The dozens of concrete cubes placed in the valley over the past two weeks suggest that worse is still to come. Hadirath is convinced that the cubes will be followed by checkpoints which will prevent entry to and exit from the tent compounds completely. Israel's policy, he says, is to herd all the shepherds into five villages, five "settlement blocs," if you will - except that the population density in these villages is already intolerable. Since 1967, Israel has not allowed even one new home to be built there.

A case in point is Bardalla, the largest of the five villages, where 2,300 people live on just 500 dunams (125 acres). In Zabidath, next to the settlement of Argaman, the residents wanted to build a playground for the village's 500 children, but Israel would not authorize the project. There is no room in these villages for the new refugees Israel seeks to create, and in any event the expulsion of the 15,000 shepherds from their land will permanently deprive them of their sole source of revenue.
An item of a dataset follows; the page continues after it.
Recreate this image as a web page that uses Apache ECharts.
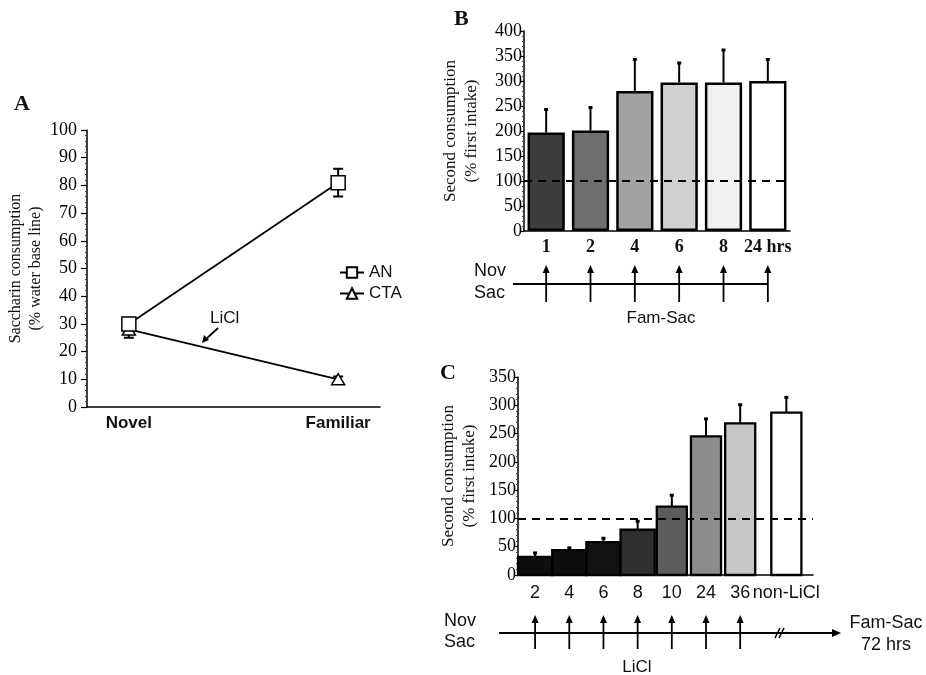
<!DOCTYPE html>
<html>
<head>
<meta charset="utf-8">
<script src="https://cdn.jsdelivr.net/npm/echarts@6/dist/echarts.min.js"></script>
<style>
html,body{margin:0;padding:0;background:#fff;}
#chart{width:926px;height:675px;}
</style>
</head>
<body>
<div id="chart"></div>
<script>
// ---------- DATA ----------
// Panel A
const aCategories = ['Novel', 'Familiar'];
const anValues = [30, 81];
const anErr = [2, 5];
const ctaValues = [28, 10];
const ctaErr = [3, 1];
// Panel B
const bCategories = ['1', '2', '4', '6', '8', '24 hrs'];
const bValues = [197, 201, 280, 297, 297, 300];
const bErrTop = [243, 247, 343, 336, 362, 343];
// Panel C
const cCategories = ['2', '4', '6', '8', '10', '24', '36', 'non-LiCl'];
const cValues = [32, 44, 58, 80, 121, 245, 268, 287];
const cErrTop = [39, 48, 65, 95, 141, 276, 301, 314];
const cLiClCount = 7;     // first 7 categories have LiCl arrows
const cWideCount = 4;     // first 4 bars are drawn edge to edge

// ---------- STYLES / LAYOUT ----------
const bBarColors = ['#3d3d3d', '#6e6e6e', '#a2a2a2', '#d0d0d0', '#f1f1f1', '#ffffff'];
const cBarColors = ['#0e0e0e', '#0e0e0e', '#121212', '#2f2f2f', '#5c5c5c', '#8c8c8c', '#c6c6c6', '#ffffff'];
const SERIF = 'Liberation Serif';
const SANS = 'Liberation Sans';
const INK = '#111';

const aX = i => 1 + 5 * i;                       // slot of category i on the A axis
const cX = i => (i < cLiClCount ? i : i + 0.35); // slot of category i on the C axis (control bar set apart)

function errRender(both) {
  return function (params, api) {
    const x = api.value(0), lo = api.value(1), hi = api.value(2);
    const pLo = api.coord([x, lo]), pHi = api.coord([x, hi]);
    const w = both ? 5 : 2;
    const st = { stroke: '#000', lineWidth: 2 };
    const ch = [
      { type: 'line', shape: { x1: pLo[0], y1: pLo[1], x2: pHi[0], y2: pHi[1] }, style: st },
      { type: 'line', shape: { x1: pHi[0] - w, y1: pHi[1], x2: pHi[0] + w, y2: pHi[1] }, style: { stroke: '#000', lineWidth: both ? 2 : 3 } }
    ];
    if (both) ch.push({ type: 'line', shape: { x1: pLo[0] - w, y1: pLo[1], x2: pLo[0] + w, y2: pLo[1] }, style: st });
    return { type: 'group', children: ch };
  };
}
function arrowRender(params, api) {
  const i = api.value(0);
  const p0 = api.coord([i, 0]), p1 = api.coord([i, 1]);
  return {
    type: 'group', children: [
      { type: 'line', shape: { x1: p0[0], y1: p0[1], x2: p1[0], y2: p1[1] + 4 }, style: { stroke: '#000', lineWidth: 1.8 } },
      { type: 'polygon', shape: { points: [[p1[0] - 3.5, p1[1] + 8], [p1[0], p1[1]], [p1[0] + 3.5, p1[1] + 8]] }, style: { fill: '#000' } }
    ]
  };
}
function cBarRender(params, api) {
  const x = api.value(0), v = api.value(1), i = params.dataIndex;
  const unit = api.size([1, 0])[0];
  const w = i < cWideCount ? unit : unit * 0.88;
  const p0 = api.coord([x, 0]), p1 = api.coord([x, v]);
  return {
    type: 'rect',
    shape: { x: p0[0] - w / 2, y: p1[1], width: w, height: p0[1] - p1[1] },
    style: { fill: cBarColors[i], stroke: '#000', lineWidth: 2.3 }
  };
}

function valueYAxis(gridIndex, max, interval, name, nameGap, fs, labelFs, tickLen, margin) {
  return {
    type: 'value', gridIndex: gridIndex, min: 0, max: max, interval: interval,
    name: name, nameLocation: 'middle', nameGap: nameGap,
    nameTextStyle: { fontFamily: SERIF, fontSize: fs, color: INK, lineHeight: fs + 4 },
    axisLine: { show: true, onZero: false, lineStyle: { color: '#000', width: 1.5 } },
    axisTick: { show: true, length: tickLen, lineStyle: { color: '#000', width: 1.2 } },
    minorTick: { show: true, splitNumber: 5, length: 2, lineStyle: { color: '#444', width: 1 } },
    splitLine: { show: false },
    axisLabel: { fontFamily: SERIF, fontSize: labelFs, color: '#000', margin: margin }
  };
}
const dashLine = {
  symbol: 'none', silent: true, label: { show: false },
  lineStyle: { type: [8, 6], color: '#000', width: 2 },
  data: [{ yAxis: 100 }]
};
const cXAxisBase = { type: 'value', min: -0.5, max: 8.13, splitLine: { show: false } };

const option = {
  backgroundColor: '#fff',
  animation: false,
  grid: [
    { left: 87, top: 130, width: 293, height: 277 },   // A
    { left: 524, top: 31, width: 266, height: 200 },   // B
    { left: 524, top: 265, width: 266, height: 37 },   // B timeline
    { left: 518, top: 377, width: 295, height: 198 },  // C
    { left: 518, top: 615, width: 295, height: 34 }    // C timeline
  ],
  xAxis: [
    {
      type: 'value', gridIndex: 0, min: 0, max: 7, interval: 1,
      axisLine: { show: true, onZero: false, lineStyle: { color: '#000', width: 1.5 } },
      axisTick: { show: false }, splitLine: { show: false },
      axisLabel: {
        fontFamily: SANS, fontWeight: 'bold', fontSize: 17, color: INK, margin: 8,
        formatter: v => { const i = aCategories.findIndex((c, k) => aX(k) === v); return i >= 0 ? aCategories[i] : ''; }
      }
    },
    {
      type: 'category', gridIndex: 1, data: bCategories,
      axisLine: { show: true, lineStyle: { color: '#000', width: 1.5 } },
      axisTick: { show: false },
      axisLabel: { interval: 0, fontFamily: SERIF, fontWeight: 'bold', fontSize: 18, color: INK, margin: 7 }
    },
    { type: 'category', gridIndex: 2, data: bCategories, show: false },
    Object.assign({}, cXAxisBase, {
      gridIndex: 3,
      axisLine: { show: true, onZero: false, lineStyle: { color: '#000', width: 1.5 } },
      axisTick: { show: false },
      axisLabel: {
        customValues: cCategories.map((c, i) => cX(i)),
        fontFamily: SANS, fontSize: 18, color: INK, margin: 9, showMinLabel: true, showMaxLabel: true,
        formatter: v => { const i = cCategories.findIndex((c, k) => Math.abs(cX(k) - v) < 1e-6); return i >= 0 ? cCategories[i] : ''; }
      }
    }),
    Object.assign({}, cXAxisBase, { gridIndex: 4, show: false })
  ],
  yAxis: [
    valueYAxis(0, 100, 10, 'Saccharin consumption\n(% water base line)', 37, 16, 18, 6, 10),
    valueYAxis(1, 400, 50, 'Second consumption\n(% first intake)', 42, 17, 18, 4, 2),
    { type: 'value', gridIndex: 2, min: 0, max: 1, show: false },
    valueYAxis(3, 350, 50, 'Second consumption\n(% first intake)', 38, 17, 18, 4, 2),
    { type: 'value', gridIndex: 4, min: 0, max: 1, show: false }
  ],
  legend: {
    orient: 'vertical', left: 334, top: 259, itemGap: 4, itemWidth: 24, itemHeight: 13,
    textStyle: { fontFamily: SANS, fontSize: 17, color: INK },
    data: ['AN', 'CTA']
  },
  series: [
    // ---- A ----
    {
      type: 'custom', xAxisIndex: 0, yAxisIndex: 0, z: 1, renderItem: errRender(true),
      data: anValues.map((v, i) => [aX(i), v - anErr[i], v + anErr[i]])
    },
    {
      type: 'custom', xAxisIndex: 0, yAxisIndex: 0, z: 1, renderItem: errRender(true),
      data: ctaValues.map((v, i) => [aX(i), v - ctaErr[i], v + ctaErr[i]])
    },
    {
      name: 'CTA', type: 'line', xAxisIndex: 0, yAxisIndex: 0, z: 3,
      symbol: 'triangle', symbolSize: [13, 11],
      lineStyle: { color: '#000', width: 1.8 },
      itemStyle: { color: '#fff', borderColor: '#000', borderWidth: 1.5 },
      data: ctaValues.map((v, i) => [aX(i), v])
    },
    {
      name: 'AN', type: 'line', xAxisIndex: 0, yAxisIndex: 0, z: 4,
      symbol: 'rect', symbolSize: 14,
      lineStyle: { color: '#000', width: 1.8 },
      itemStyle: { color: '#fff', borderColor: '#000', borderWidth: 1.5 },
      data: anValues.map((v, i) => [aX(i), v])
    },
    // ---- B ----
    {
      type: 'bar', xAxisIndex: 1, yAxisIndex: 1, barWidth: '84%', z: 2,
      itemStyle: { borderColor: '#000', borderWidth: 2.5 },
      data: bValues.map((v, i) => ({ value: v, itemStyle: { color: bBarColors[i] } })),
      markLine: dashLine
    },
    {
      type: 'custom', xAxisIndex: 1, yAxisIndex: 1, z: 1, renderItem: errRender(false),
      data: bValues.map((v, i) => [i, v, bErrTop[i]])
    },
    {
      type: 'custom', xAxisIndex: 2, yAxisIndex: 2, renderItem: arrowRender,
      data: bCategories.map((c, i) => [i])
    },
    // ---- C ----
    {
      type: 'custom', xAxisIndex: 3, yAxisIndex: 3, z: 2, renderItem: cBarRender,
      data: cValues.map((v, i) => [cX(i), v])
    },
    {
      type: 'line', xAxisIndex: 3, yAxisIndex: 3, z: 3, showSymbol: false, silent: true,
      lineStyle: { opacity: 0 },
      data: cValues.map((v, i) => [cX(i), '-']),
      markLine: dashLine
    },
    {
      type: 'custom', xAxisIndex: 3, yAxisIndex: 3, z: 1, renderItem: errRender(false),
      data: cValues.map((v, i) => [cX(i), v, cErrTop[i]])
    },
    {
      type: 'custom', xAxisIndex: 4, yAxisIndex: 4, renderItem: arrowRender,
      data: cCategories.slice(0, cLiClCount).map((c, i) => [cX(i)])
    }
  ],
  graphic: [
    // panel letters
    { type: 'text', left: 14, top: 93, style: { text: 'A', font: 'bold 22px "Liberation Serif"', fill: INK } },
    { type: 'text', left: 454, top: 8, style: { text: 'B', font: 'bold 22px "Liberation Serif"', fill: INK } },
    { type: 'text', left: 440, top: 362, style: { text: 'C', font: 'bold 22px "Liberation Serif"', fill: INK } },
    // LiCl annotation in A
    { type: 'text', left: 210, top: 310, style: { text: 'LiCl', font: '17px "Liberation Sans"', fill: INK } },
    { type: 'line', shape: { x1: 218, y1: 328, x2: 205, y2: 340 }, style: { stroke: '#000', lineWidth: 1.8 } },
    { type: 'polygon', shape: { points: [[202, 343], [204, 335], [209, 340]] }, style: { fill: '#000' } },
    // B timeline
    { type: 'line', shape: { x1: 513, y1: 284, x2: 768, y2: 284 }, style: { stroke: '#000', lineWidth: 1.8 } },
    { type: 'text', left: 474, top: 262, style: { text: 'Nov', font: '18px "Liberation Sans"', fill: INK } },
    { type: 'text', left: 474, top: 284, style: { text: 'Sac', font: '18px "Liberation Sans"', fill: INK } },
    { type: 'text', x: 661, y: 318, style: { text: 'Fam-Sac', font: '17px "Liberation Sans"', fill: INK, align: 'center', verticalAlign: 'middle' } },
    // C timeline
    { type: 'line', shape: { x1: 499, y1: 633, x2: 834, y2: 633 }, style: { stroke: '#000', lineWidth: 1.8 } },
    { type: 'polygon', shape: { points: [[832, 629], [841, 633], [832, 637]] }, style: { fill: '#000' } },
    { type: 'line', shape: { x1: 775, y1: 638, x2: 780, y2: 628 }, style: { stroke: '#000', lineWidth: 1.6 } },
    { type: 'line', shape: { x1: 779, y1: 638, x2: 784, y2: 628 }, style: { stroke: '#000', lineWidth: 1.6 } },
    { type: 'text', left: 444, top: 612, style: { text: 'Nov', font: '18px "Liberation Sans"', fill: INK } },
    { type: 'text', left: 444, top: 633, style: { text: 'Sac', font: '18px "Liberation Sans"', fill: INK } },
    { type: 'text', x: 637, y: 667, style: { text: 'LiCl', font: '17px "Liberation Sans"', fill: INK, align: 'center', verticalAlign: 'middle' } },
    { type: 'text', x: 886, y: 623, style: { text: 'Fam-Sac', font: '18px "Liberation Sans"', fill: INK, align: 'center', verticalAlign: 'middle' } },
    { type: 'text', x: 886, y: 645, style: { text: '72 hrs', font: '18px "Liberation Sans"', fill: INK, align: 'center', verticalAlign: 'middle' } }
  ]
};

const chart = echarts.init(document.getElementById('chart'), null, { renderer: 'canvas' });
chart.setOption(option);
</script>
</body>
</html>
Hadirath believes that underlying the evacuation is an ambitious Israeli political plan to "cleanse" the Rift Valley - which constitutes a third of the territory of the West Bank and is home to 56,000 Palestinians - of most of its inhabitants. This will be easier than evacuating one Jewish settler outpost.

The IDF spokesperson stated in response: "Central Command notes these are areas that constitute recognized firing zones, which are not designated for habitation and were in the past marked with metal warning signs. Over the years the signs were stolen and the firing zones remained unmarked, so that the area was open to the entry of civilians in a way that put them at risk. In the wake of this, the IDF in the past two weeks placed in the Jordan Rift Valley, along the Allon Road, dozens of concrete cubes on which a warning about firing zones appears."

No response from the Civil Administration was received by press time.

Two weeks ago, the IDF demolished the wretched sheep pens of the Rehail family, made up of 30 souls; the pens' remains lie on the yellow ground. The Dararma family lives right behind a new concrete cube placed at the entrance to its tent compound opposite the settlement of Mashkiyot. There is an ancient well in the valley across the road, but whenever the children try to approach it the settlers of Mashkiyot arrive on all-terrain vehicles and chase them away.It's theirs, only theirs.